Bilateral subthalamic nucleus (STN) deep brain stimulation (DBS) is an effective and proven treatment option for patients with advanced Parkinson’s disease (PD). Long-term outcomes (>5 years) have demonstrated sustained improvement in objective motor symptoms; however, few studies have evaluated patient-centered outcomes other than quality of life (QOL). A locally developed DBS-patient-centered outcomes questionnaire was administered to PD patients >5 years post-DBS. All questions were scored on a ten-point scale, whereby 0 represented the most ‘positive’ answer and 10 the most ‘negative’ answer. Pre-operative scales were repeated at the time of survey. Fifty-two patients (mean 8.2 ± 2.6 years post-DBS) were included. Satisfaction was high with median score (range) of 1/10 (0–8) at the time of survey. Patients endorsed having made the correct decision by undergoing DBS, with a score of 0 (0–10), would choose to have DBS again, with a score of 0 (0–10), and would recommend DBS to others, with a score of 0 (0–10). Pre-operative expectation target was set at a high level with a score of 2 (0–10).
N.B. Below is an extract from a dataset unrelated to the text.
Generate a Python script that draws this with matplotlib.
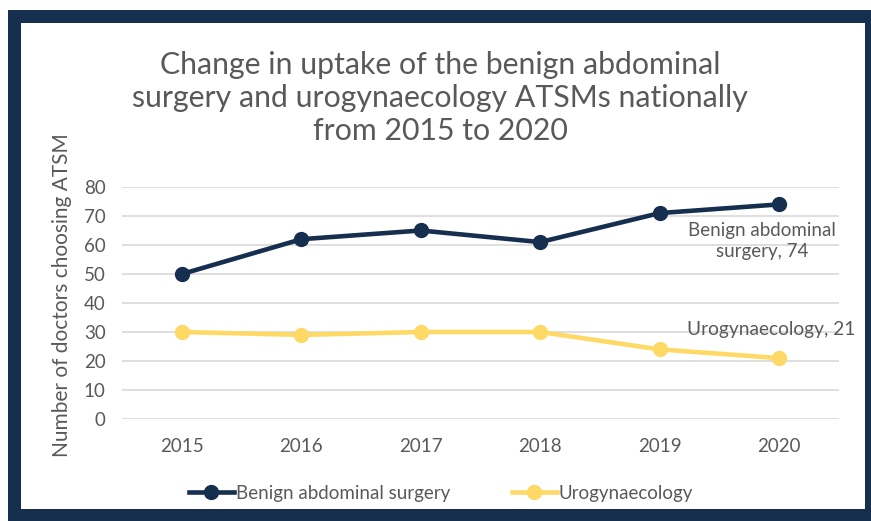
import matplotlib
matplotlib.use("Agg")
import matplotlib.pyplot as plt
from matplotlib.patches import Rectangle

years = ["2015", "2016", "2017", "2018", "2019", "2020"]
benign = [50, 62, 65, 61, 71, 74]
uro = [30, 29, 30, 30, 24, 21]
yticks = [0, 10, 20, 30, 40, 50, 60, 70, 80]

NAVY = "#172f4f"
YELLOW = "#ffd966"
GRAY = "#595959"
plt.rcParams['font.family'] = ['Lato', 'DejaVu Sans']

W, H = 871, 521
fig = plt.figure(figsize=(W/100, H/100), dpi=100)
fig.patch.set_facecolor("white")

def fr(x0, y0top, x1, y1top, color, z):
    fig.patches.append(Rectangle((x0/W, 1-y1top/H), (x1-x0)/W, (y1top-y0top)/H,
                                 transform=fig.transFigure, facecolor=color,
                                 edgecolor="none", zorder=z))
fr(8, 10, 871, 521, NAVY, -3)
fr(21, 23, 865, 509, "white", -2)

ax = fig.add_axes([122.3/W, 1-419/H, (838.7-122.3)/W, (419-187)/H])
ax.set_zorder(1)
ax.set_facecolor("none")
x = list(range(len(years)))
ax.plot(x, benign, color=NAVY, lw=3.3, marker="o", ms=10, label="Benign abdominal surgery", zorder=3)
ax.plot(x, uro, color=YELLOW, lw=3.3, marker="o", ms=10, label="Urogynaecology", zorder=3)
ax.set_xlim(-0.5, 5.5)
ax.set_ylim(0, 80)
ax.set_yticks(yticks)
ax.set_xticks(x)
ax.set_xticklabels(years)
ax.grid(axis="y", color="#d9d9d9", lw=1.2)
ax.set_axisbelow(True)
for s in ax.spines.values():
    s.set_visible(False)
ax.tick_params(length=0, labelsize=13.5, labelcolor=GRAY)
ax.tick_params(axis="x", pad=14)
ax.tick_params(axis="y", pad=12)

fig.text(62/W, 1-295/H, "Number of doctors choosing ATSM", rotation=90,
         ha="center", va="center", fontsize=15, color=GRAY)
fig.text(440/W, 1-98/H, "Change in uptake of the benign abdominal\nsurgery and urogynaecology ATSMs nationally\nfrom 2015 to 2020",
         ha="center", va="center", fontsize=21.8, color=GRAY, linespacing=1.22)

ax.annotate(f"Benign abdominal\nsurgery, {benign[-1]}", xy=(5, benign[-1]), xytext=(762/W, 1-241/H),
            textcoords="figure fraction", ha="center", va="center", fontsize=13.5, color=GRAY,
            linespacing=1.3)
ax.annotate(f"Urogynaecology, {uro[-1]}", xy=(5, uro[-1]), xytext=(771/W, 1-330/H),
            textcoords="figure fraction", ha="center", va="center", fontsize=13.8, color=GRAY)

fig.legend(loc="center", bbox_to_anchor=(441/W, 1-493/H), ncol=2, frameon=False,
           fontsize=13.5, labelcolor=GRAY, handlelength=2.4, columnspacing=3.3, handletextpad=0.1)

fig.savefig("out.png", dpi=100)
Parkinson’s Disease QOL (PDQ-39) Questionnaire Summary Index (SI) scores were, mean (SD), 2.1 (18.2) above baseline (p
= 0.44). Those with worsening in PDQ-39-SI scores had less satisfaction with DBS (rs
= 0.57, p
≤ 0.0001). This is the first study to assess long-term patient satisfaction with STN DBS. We are currently collecting data prospectively to confirm the results of these preliminary findings.